» **Task statement**:
Write out the listing below without alteration, omitting its pictures.

» **Data shown**:
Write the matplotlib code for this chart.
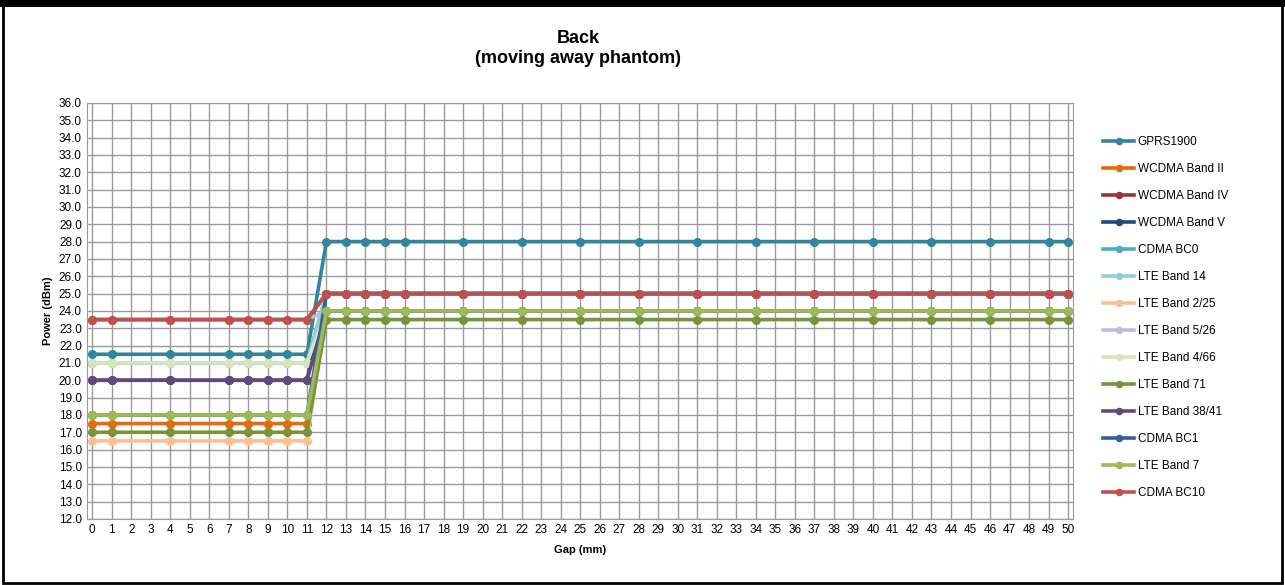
import matplotlib.pyplot as plt
from matplotlib.patches import Rectangle

plt.rcParams['font.family'] = ['Liberation Sans', 'DejaVu Sans']

gap = [0, 1, 4, 7, 8, 9, 10, 11, 12, 13, 14, 15, 16, 19, 22, 25, 28, 31, 34, 37, 40, 43, 46, 49, 50]
n_near = 8  # points at gap 0..11
n_far = len(gap) - n_near

series_names = ["GPRS1900", "WCDMA Band II", "WCDMA Band IV", "WCDMA Band V", "CDMA BC0",
                "LTE Band 14", "LTE Band 2/25", "LTE Band 5/26", "LTE Band 4/66", "LTE Band 71",
                "LTE Band 38/41", "CDMA BC1", "LTE Band 7", "CDMA BC10"]
near_power = [21.5, 17.5, 23.5, 20.0, 21.0, 21.0, 16.5, 23.5, 21.0, 17.0, 20.0, 18.0, 18.0, 23.5]
far_power = [28.0, 24.0, 25.0, 25.0, 25.0, 25.0, 24.0, 24.0, 24.0, 23.5, 24.0, 25.0, 24.0, 25.0]
colors = ["#31859C", "#E46C0A", "#953735", "#1F497D", "#4BACC6", "#93CDDD", "#FAC090",
          "#B9C0D6", "#D7E4BD", "#77933C", "#604A7B", "#376092", "#9BBB59", "#C0504D"]

fig = plt.figure(figsize=(12.85, 5.85), dpi=100)
ax = fig.add_axes([0.068, 0.113, 0.767, 0.711])

for name, a, b, c in zip(series_names, near_power, far_power, colors):
    vals = [a] * n_near + [b] * n_far
    ax.plot(gap, vals, color=c, lw=2.6, marker='o', ms=5.5, label=name)

ax.set_xlim(-0.25, 50.25)
ax.set_ylim(12, 36)
ax.set_xticks(range(0, 51))
ax.set_yticks([12 + i for i in range(25)])
ax.set_yticklabels(["%.1f" % (12 + i) for i in range(25)])
ax.tick_params(labelsize=8.5, length=0, pad=4)
ax.grid(True, color='#9a9a9a', lw=1)
ax.set_axisbelow(True)
for s in ax.spines.values():
    s.set_color('#9a9a9a')

ax.set_xlabel("Gap (mm)", fontsize=8, fontweight='bold', labelpad=6)
ax.set_ylabel("Power (dBm)", fontsize=8, fontweight='bold', labelpad=4)
fig.text(0.45, 0.935, "Back", ha='center', va='center', fontsize=13, fontweight='bold')
fig.text(0.45, 0.9, "(moving away phantom)", ha='center', va='center', fontsize=13, fontweight='bold')

ax.legend(loc='upper left', bbox_to_anchor=(1.02, 0.945), frameon=False, fontsize=8.5,
          labelspacing=1.27, handlelength=2.6, handletextpad=0.3, markerscale=0.8)

fig.patches.append(Rectangle((0.002, 0.003), 0.996, 0.99, transform=fig.transFigure,
                             fill=False, edgecolor='black', lw=2))
fig.patches.append(Rectangle((0, 0.988), 1, 0.012, transform=fig.transFigure,
                             facecolor='black', edgecolor='none'))

fig.savefig("out.png", dpi=100)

» **Result of the task**:
Write the matplotlib code for this chart.
import matplotlib.pyplot as plt
from matplotlib.patches import Rectangle

plt.rcParams['font.family'] = ['Liberation Sans', 'DejaVu Sans']

gap = [0, 1, 4, 7, 8, 9, 10, 11, 12, 13, 14, 15, 16, 19, 22, 25, 28, 31, 34, 37, 40, 43, 46, 49, 50]
n_near = 8  # points at gap 0..11
n_far = len(gap) - n_near

series_names = ["GPRS1900", "WCDMA Band II", "WCDMA Band IV", "WCDMA Band V", "CDMA BC0",
                "LTE Band 14", "LTE Band 2/25", "LTE Band 5/26", "LTE Band 4/66", "LTE Band 71",
                "LTE Band 38/41", "CDMA BC1", "LTE Band 7", "CDMA BC10"]
near_power = [21.5, 17.5, 23.5, 20.0, 21.0, 21.0, 16.5, 23.5, 21.0, 17.0, 20.0, 18.0, 18.0, 23.5]
far_power = [28.0, 24.0, 25.0, 25.0, 25.0, 25.0, 24.0, 24.0, 24.0, 23.5, 24.0, 25.0, 24.0, 25.0]
colors = ["#31859C", "#E46C0A", "#953735", "#1F497D", "#4BACC6", "#93CDDD", "#FAC090",
          "#B9C0D6", "#D7E4BD", "#77933C", "#604A7B", "#376092", "#9BBB59", "#C0504D"]

fig = plt.figure(figsize=(12.85, 5.85), dpi=100)
ax = fig.add_axes([0.068, 0.113, 0.767, 0.711])

for name, a, b, c in zip(series_names, near_power, far_power, colors):
    vals = [a] * n_near + [b] * n_far
    ax.plot(gap, vals, color=c, lw=2.6, marker='o', ms=5.5, label=name)

ax.set_xlim(-0.25, 50.25)
ax.set_ylim(12, 36)
ax.set_xticks(range(0, 51))
ax.set_yticks([12 + i for i in range(25)])
ax.set_yticklabels(["%.1f" % (12 + i) for i in range(25)])
ax.tick_params(labelsize=8.5, length=0, pad=4)
ax.grid(True, color='#9a9a9a', lw=1)
ax.set_axisbelow(True)
for s in ax.spines.values():
    s.set_color('#9a9a9a')

ax.set_xlabel("Gap (mm)", fontsize=8, fontweight='bold', labelpad=6)
ax.set_ylabel("Power (dBm)", fontsize=8, fontweight='bold', labelpad=4)
fig.text(0.45, 0.935, "Back", ha='center', va='center', fontsize=13, fontweight='bold')
fig.text(0.45, 0.9, "(moving away phantom)", ha='center', va='center', fontsize=13, fontweight='bold')

ax.legend(loc='upper left', bbox_to_anchor=(1.02, 0.945), frameon=False, fontsize=8.5,
          labelspacing=1.27, handlelength=2.6, handletextpad=0.3, markerscale=0.8)

fig.patches.append(Rectangle((0.002, 0.003), 0.996, 0.99, transform=fig.transFigure,
                             fill=False, edgecolor='black', lw=2))
fig.patches.append(Rectangle((0, 0.988), 1, 0.012, transform=fig.transFigure,
                             facecolor='black', edgecolor='none'))

fig.savefig("out.png", dpi=100)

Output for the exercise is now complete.